**EXERCISE PROMPT**: From the top of the entries, reproduce each line exactly, stopping after the line that contains "Chart.register(...registerables);". Omit pictures.

---

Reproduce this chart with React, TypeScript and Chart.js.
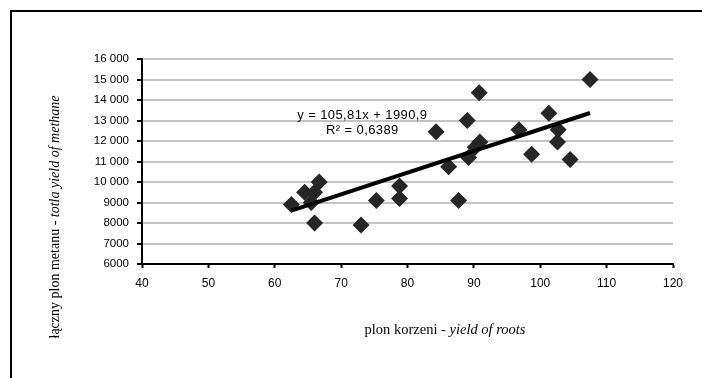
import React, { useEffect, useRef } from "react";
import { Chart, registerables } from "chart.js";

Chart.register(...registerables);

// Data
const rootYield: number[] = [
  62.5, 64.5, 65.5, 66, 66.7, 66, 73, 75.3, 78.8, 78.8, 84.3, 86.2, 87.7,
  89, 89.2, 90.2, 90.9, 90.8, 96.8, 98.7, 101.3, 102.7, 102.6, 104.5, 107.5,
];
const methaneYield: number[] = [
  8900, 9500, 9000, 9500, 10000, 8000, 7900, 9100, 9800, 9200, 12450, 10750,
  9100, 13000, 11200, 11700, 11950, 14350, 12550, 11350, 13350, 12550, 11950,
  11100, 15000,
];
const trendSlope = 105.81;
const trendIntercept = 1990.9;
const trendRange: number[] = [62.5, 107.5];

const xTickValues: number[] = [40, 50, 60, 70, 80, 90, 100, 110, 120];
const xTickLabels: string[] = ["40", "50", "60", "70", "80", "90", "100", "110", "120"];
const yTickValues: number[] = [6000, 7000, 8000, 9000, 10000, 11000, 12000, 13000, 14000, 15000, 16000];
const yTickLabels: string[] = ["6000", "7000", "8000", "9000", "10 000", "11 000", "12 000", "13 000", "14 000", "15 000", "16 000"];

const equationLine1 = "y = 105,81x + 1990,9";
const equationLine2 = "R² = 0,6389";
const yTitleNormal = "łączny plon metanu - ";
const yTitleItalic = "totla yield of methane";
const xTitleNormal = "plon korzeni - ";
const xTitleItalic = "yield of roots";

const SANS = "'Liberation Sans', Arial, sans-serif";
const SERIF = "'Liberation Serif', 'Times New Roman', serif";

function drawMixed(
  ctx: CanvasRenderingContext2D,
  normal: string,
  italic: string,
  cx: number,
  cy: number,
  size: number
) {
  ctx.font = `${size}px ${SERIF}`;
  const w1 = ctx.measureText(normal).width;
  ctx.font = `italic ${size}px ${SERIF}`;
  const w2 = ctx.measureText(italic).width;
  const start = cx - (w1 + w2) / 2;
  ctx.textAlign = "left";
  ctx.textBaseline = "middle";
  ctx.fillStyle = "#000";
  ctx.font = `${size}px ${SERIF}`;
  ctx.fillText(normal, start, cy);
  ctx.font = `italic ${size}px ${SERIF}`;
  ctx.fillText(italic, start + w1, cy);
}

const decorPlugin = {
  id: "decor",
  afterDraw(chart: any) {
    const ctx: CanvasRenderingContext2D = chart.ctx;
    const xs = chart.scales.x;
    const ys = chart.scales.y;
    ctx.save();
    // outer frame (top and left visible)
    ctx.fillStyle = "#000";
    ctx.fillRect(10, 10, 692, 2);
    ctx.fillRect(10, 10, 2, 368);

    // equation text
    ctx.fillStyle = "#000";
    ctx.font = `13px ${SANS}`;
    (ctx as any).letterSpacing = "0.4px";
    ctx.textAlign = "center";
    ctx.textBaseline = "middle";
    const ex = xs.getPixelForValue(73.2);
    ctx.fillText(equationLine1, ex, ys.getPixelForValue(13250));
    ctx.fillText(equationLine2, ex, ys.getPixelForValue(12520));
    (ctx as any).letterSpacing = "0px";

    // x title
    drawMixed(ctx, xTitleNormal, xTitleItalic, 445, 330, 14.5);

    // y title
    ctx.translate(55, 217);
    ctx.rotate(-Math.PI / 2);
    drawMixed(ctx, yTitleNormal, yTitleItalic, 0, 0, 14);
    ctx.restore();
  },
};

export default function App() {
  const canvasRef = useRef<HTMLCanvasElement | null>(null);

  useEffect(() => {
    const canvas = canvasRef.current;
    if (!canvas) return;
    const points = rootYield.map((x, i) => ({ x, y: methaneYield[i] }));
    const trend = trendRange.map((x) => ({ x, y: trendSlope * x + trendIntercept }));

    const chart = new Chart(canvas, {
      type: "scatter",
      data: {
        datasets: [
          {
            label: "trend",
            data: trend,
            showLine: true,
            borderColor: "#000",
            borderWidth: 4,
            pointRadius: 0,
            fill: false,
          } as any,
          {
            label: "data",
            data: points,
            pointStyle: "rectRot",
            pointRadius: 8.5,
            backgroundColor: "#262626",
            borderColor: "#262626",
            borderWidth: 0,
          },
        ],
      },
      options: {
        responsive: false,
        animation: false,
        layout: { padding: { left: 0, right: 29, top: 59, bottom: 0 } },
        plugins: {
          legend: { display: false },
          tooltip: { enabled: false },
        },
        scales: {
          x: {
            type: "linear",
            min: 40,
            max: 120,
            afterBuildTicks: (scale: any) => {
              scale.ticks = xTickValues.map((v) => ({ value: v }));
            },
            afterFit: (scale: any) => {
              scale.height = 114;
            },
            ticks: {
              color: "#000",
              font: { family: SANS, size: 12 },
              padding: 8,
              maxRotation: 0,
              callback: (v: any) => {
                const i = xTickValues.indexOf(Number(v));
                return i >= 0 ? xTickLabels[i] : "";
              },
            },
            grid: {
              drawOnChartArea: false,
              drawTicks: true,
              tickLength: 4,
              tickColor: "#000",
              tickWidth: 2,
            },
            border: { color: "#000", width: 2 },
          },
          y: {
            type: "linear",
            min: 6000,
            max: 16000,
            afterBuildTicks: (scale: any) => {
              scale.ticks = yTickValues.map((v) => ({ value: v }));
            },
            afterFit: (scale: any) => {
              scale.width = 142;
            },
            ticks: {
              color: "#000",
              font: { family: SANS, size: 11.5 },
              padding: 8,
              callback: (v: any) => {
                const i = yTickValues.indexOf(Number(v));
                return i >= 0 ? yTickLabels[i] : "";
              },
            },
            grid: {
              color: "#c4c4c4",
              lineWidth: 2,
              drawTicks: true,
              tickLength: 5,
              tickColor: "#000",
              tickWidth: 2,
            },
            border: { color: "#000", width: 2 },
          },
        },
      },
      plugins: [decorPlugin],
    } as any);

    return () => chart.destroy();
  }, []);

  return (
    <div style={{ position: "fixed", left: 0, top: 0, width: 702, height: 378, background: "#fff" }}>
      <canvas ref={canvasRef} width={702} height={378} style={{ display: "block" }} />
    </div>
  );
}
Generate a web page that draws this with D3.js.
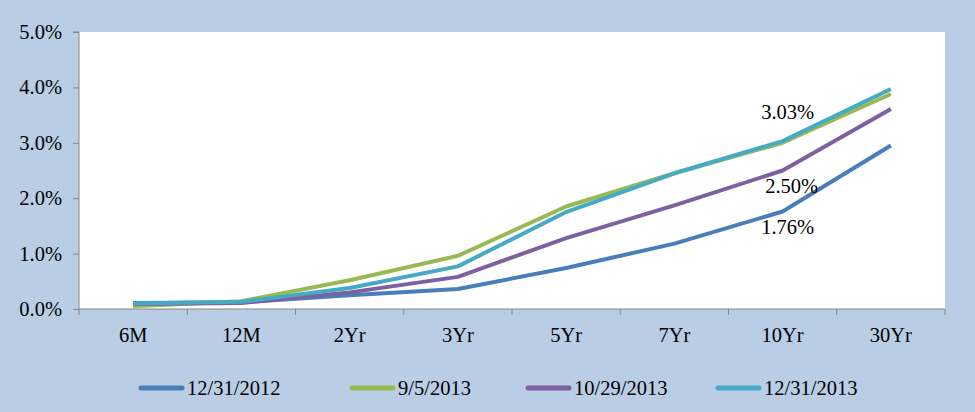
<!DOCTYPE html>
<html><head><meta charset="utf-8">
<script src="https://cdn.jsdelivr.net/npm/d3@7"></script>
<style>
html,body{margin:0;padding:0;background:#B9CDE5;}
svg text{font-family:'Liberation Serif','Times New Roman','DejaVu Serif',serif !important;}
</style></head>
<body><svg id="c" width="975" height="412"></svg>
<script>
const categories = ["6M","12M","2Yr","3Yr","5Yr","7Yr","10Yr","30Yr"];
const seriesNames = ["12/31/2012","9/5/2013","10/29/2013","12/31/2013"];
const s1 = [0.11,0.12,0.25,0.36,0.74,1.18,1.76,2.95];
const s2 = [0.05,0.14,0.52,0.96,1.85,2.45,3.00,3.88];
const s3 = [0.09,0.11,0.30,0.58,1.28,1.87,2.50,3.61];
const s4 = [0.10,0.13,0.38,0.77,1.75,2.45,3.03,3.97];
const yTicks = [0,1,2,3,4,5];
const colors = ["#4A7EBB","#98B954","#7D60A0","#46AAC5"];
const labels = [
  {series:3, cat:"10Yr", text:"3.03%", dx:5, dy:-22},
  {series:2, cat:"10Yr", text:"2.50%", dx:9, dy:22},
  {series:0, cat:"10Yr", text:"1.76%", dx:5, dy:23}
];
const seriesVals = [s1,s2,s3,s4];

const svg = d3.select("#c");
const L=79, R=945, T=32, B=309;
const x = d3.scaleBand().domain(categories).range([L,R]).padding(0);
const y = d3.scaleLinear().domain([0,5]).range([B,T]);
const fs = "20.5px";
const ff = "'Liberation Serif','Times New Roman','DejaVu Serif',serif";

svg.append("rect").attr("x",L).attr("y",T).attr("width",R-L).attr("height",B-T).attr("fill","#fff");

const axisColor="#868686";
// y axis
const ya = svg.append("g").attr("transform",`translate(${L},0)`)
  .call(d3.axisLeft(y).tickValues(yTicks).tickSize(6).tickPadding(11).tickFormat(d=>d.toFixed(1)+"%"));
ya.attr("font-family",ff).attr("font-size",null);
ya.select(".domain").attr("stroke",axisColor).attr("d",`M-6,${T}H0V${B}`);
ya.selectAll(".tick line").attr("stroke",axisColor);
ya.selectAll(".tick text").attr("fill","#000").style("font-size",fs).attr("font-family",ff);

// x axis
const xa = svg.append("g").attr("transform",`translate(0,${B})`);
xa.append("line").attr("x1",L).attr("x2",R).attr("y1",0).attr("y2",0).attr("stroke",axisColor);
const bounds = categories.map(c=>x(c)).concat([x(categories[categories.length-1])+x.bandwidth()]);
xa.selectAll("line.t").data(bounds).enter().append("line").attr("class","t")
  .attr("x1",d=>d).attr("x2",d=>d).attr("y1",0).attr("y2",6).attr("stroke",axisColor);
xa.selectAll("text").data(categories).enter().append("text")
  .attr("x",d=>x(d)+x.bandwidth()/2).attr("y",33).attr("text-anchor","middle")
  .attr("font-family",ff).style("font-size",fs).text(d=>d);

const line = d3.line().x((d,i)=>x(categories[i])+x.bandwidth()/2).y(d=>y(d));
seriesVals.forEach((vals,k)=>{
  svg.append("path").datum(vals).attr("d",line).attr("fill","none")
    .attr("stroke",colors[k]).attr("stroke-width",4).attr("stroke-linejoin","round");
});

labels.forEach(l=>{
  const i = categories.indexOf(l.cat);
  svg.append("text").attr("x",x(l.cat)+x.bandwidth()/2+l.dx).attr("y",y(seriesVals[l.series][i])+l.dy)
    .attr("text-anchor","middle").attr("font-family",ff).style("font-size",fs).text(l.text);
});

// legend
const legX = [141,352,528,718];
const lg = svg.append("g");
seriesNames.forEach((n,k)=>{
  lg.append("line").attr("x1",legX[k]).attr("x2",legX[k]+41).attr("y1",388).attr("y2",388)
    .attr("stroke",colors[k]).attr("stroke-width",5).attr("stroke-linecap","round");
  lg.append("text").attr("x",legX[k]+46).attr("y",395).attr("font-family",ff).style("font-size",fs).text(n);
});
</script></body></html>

---

**EXERCISE RESPONSE**:
Reproduce this chart with React, TypeScript and Chart.js.
import React, { useEffect, useRef } from "react";
import { Chart, registerables } from "chart.js";

Chart.register(...registerables);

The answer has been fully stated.